Transcribe only part of the material below: the lines from the one containing "Clone this chart in D3.js." through the one containing "var y = d3.scaleLinear().domain([0, 200]).range([430, 32]);", inclusive, exactly as written.

— begin Data provided —

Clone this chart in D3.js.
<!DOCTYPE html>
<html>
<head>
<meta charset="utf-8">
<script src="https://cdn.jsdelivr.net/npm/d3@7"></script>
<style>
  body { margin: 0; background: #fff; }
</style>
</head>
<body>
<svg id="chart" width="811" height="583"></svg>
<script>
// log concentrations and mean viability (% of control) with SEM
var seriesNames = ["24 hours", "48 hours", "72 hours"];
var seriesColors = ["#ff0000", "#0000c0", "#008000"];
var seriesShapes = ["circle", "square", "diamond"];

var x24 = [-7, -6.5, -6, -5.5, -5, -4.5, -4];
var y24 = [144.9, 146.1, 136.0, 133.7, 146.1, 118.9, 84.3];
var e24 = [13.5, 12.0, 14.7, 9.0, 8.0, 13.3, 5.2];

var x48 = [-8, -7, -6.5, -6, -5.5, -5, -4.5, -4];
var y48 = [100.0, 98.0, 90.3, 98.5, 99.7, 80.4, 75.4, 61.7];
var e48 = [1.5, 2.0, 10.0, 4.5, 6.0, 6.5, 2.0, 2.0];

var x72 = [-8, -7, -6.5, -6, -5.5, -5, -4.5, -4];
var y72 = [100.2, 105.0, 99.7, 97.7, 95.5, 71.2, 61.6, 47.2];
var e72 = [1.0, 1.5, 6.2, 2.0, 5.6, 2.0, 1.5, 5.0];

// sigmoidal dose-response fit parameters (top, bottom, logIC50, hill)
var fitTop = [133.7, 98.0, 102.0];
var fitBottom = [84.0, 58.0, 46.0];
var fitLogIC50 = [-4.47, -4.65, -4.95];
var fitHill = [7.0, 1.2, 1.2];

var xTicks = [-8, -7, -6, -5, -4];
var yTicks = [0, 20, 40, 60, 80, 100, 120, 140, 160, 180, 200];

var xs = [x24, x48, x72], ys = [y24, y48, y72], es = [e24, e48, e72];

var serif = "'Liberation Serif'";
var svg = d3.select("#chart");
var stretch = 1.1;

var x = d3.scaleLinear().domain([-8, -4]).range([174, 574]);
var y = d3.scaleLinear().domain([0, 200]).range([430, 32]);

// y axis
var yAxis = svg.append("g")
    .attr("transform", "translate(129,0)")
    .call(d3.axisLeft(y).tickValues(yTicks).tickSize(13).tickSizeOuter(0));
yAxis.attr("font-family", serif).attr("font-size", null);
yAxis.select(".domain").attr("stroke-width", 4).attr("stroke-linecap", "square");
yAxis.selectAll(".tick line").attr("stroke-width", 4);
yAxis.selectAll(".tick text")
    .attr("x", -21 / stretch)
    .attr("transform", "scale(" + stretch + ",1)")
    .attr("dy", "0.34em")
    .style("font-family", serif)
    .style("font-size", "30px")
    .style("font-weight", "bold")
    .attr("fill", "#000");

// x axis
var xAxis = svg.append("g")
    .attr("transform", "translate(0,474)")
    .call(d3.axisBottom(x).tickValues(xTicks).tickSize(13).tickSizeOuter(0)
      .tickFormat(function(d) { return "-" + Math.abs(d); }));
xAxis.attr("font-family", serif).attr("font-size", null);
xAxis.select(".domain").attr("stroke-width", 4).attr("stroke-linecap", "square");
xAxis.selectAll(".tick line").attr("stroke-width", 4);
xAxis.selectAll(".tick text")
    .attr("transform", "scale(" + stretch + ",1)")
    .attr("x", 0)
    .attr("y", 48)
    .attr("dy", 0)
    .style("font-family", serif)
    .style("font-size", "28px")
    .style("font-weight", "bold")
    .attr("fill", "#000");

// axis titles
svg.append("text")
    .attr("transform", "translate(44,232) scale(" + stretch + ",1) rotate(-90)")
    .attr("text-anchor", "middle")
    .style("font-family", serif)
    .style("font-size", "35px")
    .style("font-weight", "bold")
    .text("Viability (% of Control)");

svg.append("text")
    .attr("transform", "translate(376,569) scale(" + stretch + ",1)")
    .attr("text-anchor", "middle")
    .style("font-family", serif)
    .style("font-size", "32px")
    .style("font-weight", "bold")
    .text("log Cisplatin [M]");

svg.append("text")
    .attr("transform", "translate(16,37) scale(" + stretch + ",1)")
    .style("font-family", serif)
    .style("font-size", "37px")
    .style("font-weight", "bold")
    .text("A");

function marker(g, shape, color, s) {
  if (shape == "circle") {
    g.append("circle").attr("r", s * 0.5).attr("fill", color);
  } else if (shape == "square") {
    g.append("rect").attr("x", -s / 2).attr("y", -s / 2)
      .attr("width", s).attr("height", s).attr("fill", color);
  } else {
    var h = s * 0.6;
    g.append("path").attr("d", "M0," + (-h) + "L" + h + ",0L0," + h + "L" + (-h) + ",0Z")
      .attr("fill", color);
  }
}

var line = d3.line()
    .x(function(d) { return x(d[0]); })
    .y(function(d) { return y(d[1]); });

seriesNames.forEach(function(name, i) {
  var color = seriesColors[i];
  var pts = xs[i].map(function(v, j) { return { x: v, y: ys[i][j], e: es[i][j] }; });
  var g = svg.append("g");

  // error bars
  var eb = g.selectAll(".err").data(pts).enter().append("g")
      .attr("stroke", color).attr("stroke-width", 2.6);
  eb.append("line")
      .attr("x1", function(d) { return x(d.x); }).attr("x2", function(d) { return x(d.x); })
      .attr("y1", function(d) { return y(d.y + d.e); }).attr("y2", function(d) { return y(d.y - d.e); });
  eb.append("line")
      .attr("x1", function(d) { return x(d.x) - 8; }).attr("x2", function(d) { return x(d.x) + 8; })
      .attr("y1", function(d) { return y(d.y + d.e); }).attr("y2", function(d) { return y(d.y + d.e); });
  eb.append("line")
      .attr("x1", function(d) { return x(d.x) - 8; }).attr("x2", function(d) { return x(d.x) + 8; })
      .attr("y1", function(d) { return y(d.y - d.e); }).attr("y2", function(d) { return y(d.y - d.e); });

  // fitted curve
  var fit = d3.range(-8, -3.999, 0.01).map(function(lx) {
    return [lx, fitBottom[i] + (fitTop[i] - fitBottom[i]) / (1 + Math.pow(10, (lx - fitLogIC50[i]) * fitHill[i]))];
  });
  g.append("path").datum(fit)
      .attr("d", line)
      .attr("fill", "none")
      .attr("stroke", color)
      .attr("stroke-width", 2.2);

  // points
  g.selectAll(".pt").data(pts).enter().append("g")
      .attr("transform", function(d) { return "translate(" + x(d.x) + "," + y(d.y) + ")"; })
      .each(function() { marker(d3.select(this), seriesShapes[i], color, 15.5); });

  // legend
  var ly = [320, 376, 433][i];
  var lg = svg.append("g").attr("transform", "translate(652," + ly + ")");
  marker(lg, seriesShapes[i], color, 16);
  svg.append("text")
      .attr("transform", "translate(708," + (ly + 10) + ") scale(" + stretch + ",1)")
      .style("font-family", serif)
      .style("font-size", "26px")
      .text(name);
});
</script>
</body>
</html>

— end Data provided —
— begin Data provided —

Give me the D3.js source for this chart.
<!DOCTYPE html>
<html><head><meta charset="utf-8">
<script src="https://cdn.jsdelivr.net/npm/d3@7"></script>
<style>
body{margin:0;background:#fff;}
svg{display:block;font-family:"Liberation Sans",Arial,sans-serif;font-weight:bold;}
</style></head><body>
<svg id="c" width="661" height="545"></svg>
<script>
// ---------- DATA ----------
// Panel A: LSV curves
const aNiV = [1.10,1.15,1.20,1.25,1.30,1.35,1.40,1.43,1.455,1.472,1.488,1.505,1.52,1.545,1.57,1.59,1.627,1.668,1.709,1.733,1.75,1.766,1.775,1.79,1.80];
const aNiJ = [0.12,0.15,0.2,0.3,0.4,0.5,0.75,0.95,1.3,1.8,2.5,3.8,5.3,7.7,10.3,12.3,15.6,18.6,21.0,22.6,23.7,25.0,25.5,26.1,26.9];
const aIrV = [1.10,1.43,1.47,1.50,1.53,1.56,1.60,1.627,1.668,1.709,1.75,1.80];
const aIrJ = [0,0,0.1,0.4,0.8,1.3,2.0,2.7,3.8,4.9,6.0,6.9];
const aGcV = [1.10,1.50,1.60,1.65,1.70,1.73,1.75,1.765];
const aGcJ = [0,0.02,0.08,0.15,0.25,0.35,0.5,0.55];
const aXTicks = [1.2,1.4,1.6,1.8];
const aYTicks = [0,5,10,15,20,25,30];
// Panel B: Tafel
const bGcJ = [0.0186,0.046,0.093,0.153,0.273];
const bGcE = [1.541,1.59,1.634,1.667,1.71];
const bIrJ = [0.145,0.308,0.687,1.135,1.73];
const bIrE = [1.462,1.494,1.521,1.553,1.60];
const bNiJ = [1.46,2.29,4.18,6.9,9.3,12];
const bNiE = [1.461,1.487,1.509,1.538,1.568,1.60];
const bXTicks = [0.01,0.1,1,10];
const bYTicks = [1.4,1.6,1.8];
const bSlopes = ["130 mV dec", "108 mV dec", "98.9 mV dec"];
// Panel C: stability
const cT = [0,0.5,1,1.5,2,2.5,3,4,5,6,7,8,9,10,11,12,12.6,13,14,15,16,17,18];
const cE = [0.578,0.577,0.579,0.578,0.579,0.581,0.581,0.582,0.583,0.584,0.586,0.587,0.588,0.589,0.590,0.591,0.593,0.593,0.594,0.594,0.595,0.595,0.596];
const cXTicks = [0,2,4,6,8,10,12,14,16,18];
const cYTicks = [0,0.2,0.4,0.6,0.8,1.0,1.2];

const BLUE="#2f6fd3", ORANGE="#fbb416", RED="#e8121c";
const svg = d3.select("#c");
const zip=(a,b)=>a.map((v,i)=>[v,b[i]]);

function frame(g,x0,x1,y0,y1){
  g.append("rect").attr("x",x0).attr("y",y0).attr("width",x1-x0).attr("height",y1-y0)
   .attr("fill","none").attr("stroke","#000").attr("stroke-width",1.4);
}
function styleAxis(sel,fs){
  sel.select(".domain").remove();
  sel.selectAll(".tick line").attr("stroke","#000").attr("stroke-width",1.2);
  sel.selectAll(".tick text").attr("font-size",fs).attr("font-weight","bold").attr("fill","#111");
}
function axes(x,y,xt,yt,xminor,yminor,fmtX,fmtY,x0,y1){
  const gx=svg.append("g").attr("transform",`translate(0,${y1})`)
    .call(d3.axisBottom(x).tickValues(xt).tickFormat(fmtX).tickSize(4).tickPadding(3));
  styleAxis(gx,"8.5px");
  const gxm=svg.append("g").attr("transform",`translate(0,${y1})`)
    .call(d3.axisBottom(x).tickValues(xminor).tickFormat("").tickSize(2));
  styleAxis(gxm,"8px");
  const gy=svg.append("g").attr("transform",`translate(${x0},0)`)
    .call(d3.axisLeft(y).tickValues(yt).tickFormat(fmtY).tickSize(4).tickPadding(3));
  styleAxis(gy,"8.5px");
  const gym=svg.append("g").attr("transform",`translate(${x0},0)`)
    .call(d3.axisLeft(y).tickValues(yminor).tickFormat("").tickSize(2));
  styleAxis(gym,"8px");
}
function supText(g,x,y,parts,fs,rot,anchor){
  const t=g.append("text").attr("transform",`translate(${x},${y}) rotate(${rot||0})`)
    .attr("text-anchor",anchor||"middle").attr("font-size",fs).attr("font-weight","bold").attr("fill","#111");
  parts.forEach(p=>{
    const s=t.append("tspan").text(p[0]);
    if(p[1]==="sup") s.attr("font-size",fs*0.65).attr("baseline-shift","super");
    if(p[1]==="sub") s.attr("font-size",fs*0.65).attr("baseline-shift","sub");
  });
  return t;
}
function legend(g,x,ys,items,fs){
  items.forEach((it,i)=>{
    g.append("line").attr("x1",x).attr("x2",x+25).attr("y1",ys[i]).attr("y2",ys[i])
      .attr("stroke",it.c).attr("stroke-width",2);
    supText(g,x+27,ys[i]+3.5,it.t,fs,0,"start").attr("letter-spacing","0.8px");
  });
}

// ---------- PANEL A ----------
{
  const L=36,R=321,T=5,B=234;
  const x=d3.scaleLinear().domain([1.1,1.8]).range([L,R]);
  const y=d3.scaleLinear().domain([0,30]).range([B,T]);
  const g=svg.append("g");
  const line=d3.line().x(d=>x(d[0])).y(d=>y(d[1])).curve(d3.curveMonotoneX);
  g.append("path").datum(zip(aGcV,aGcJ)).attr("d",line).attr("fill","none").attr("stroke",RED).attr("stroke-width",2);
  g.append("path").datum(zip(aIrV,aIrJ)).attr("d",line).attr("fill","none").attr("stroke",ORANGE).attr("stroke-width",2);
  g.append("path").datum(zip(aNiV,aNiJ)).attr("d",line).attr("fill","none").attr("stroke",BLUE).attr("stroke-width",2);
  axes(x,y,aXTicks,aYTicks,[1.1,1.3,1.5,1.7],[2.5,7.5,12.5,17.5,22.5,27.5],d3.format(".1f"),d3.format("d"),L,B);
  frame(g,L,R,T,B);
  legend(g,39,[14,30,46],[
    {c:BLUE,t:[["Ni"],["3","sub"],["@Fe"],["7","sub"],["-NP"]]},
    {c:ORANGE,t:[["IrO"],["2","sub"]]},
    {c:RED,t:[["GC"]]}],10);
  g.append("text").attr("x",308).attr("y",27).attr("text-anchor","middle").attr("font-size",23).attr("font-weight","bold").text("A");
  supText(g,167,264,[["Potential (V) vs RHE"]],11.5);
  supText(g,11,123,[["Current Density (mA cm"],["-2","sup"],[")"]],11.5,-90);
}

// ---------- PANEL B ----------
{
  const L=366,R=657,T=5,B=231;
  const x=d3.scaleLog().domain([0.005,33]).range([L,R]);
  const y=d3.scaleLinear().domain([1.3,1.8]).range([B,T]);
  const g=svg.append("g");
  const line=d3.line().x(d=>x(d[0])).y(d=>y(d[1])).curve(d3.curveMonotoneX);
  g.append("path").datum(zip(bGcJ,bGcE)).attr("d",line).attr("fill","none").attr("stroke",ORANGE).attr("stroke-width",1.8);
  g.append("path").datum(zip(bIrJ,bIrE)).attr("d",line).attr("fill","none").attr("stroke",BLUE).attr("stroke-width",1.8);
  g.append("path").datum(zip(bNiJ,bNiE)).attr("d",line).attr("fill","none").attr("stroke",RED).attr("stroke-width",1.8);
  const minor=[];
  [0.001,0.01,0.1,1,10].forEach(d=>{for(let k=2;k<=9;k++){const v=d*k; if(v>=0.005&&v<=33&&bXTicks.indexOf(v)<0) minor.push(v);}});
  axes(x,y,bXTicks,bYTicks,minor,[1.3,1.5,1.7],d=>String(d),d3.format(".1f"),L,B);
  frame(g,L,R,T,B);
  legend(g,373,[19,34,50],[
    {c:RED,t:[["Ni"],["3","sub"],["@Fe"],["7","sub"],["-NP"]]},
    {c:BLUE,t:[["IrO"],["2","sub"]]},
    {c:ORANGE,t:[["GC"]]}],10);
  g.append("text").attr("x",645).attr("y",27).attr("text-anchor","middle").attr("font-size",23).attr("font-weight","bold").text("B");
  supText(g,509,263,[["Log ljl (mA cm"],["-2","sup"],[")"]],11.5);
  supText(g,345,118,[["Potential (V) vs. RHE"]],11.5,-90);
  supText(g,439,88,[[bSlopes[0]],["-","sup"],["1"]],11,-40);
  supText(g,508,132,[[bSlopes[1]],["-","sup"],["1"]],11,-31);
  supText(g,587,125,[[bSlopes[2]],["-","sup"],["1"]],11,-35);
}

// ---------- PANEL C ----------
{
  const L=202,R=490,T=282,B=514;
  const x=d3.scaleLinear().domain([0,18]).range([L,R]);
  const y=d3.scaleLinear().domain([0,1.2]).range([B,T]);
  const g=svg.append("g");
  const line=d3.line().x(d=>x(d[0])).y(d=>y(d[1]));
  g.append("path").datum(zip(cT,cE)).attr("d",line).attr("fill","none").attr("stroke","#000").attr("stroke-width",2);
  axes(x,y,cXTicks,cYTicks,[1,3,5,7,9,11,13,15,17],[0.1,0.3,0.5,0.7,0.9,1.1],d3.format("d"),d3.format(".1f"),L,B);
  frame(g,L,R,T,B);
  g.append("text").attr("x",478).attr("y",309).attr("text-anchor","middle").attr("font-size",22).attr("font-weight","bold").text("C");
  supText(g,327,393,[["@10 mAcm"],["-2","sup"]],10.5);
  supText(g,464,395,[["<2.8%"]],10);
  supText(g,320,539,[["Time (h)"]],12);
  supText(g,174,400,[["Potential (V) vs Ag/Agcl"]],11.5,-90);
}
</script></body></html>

— end Data provided —

• _Reply_:
Clone this chart in D3.js.
<!DOCTYPE html>
<html>
<head>
<meta charset="utf-8">
<script src="https://cdn.jsdelivr.net/npm/d3@7"></script>
<style>
  body { margin: 0; background: #fff; }
</style>
</head>
<body>
<svg id="chart" width="811" height="583"></svg>
<script>
// log concentrations and mean viability (% of control) with SEM
var seriesNames = ["24 hours", "48 hours", "72 hours"];
var seriesColors = ["#ff0000", "#0000c0", "#008000"];
var seriesShapes = ["circle", "square", "diamond"];

var x24 = [-7, -6.5, -6, -5.5, -5, -4.5, -4];
var y24 = [144.9, 146.1, 136.0, 133.7, 146.1, 118.9, 84.3];
var e24 = [13.5, 12.0, 14.7, 9.0, 8.0, 13.3, 5.2];

var x48 = [-8, -7, -6.5, -6, -5.5, -5, -4.5, -4];
var y48 = [100.0, 98.0, 90.3, 98.5, 99.7, 80.4, 75.4, 61.7];
var e48 = [1.5, 2.0, 10.0, 4.5, 6.0, 6.5, 2.0, 2.0];

var x72 = [-8, -7, -6.5, -6, -5.5, -5, -4.5, -4];
var y72 = [100.2, 105.0, 99.7, 97.7, 95.5, 71.2, 61.6, 47.2];
var e72 = [1.0, 1.5, 6.2, 2.0, 5.6, 2.0, 1.5, 5.0];

// sigmoidal dose-response fit parameters (top, bottom, logIC50, hill)
var fitTop = [133.7, 98.0, 102.0];
var fitBottom = [84.0, 58.0, 46.0];
var fitLogIC50 = [-4.47, -4.65, -4.95];
var fitHill = [7.0, 1.2, 1.2];

var xTicks = [-8, -7, -6, -5, -4];
var yTicks = [0, 20, 40, 60, 80, 100, 120, 140, 160, 180, 200];

var xs = [x24, x48, x72], ys = [y24, y48, y72], es = [e24, e48, e72];

var serif = "'Liberation Serif'";
var svg = d3.select("#chart");
var stretch = 1.1;

var x = d3.scaleLinear().domain([-8, -4]).range([174, 574]);
var y = d3.scaleLinear().domain([0, 200]).range([430, 32]);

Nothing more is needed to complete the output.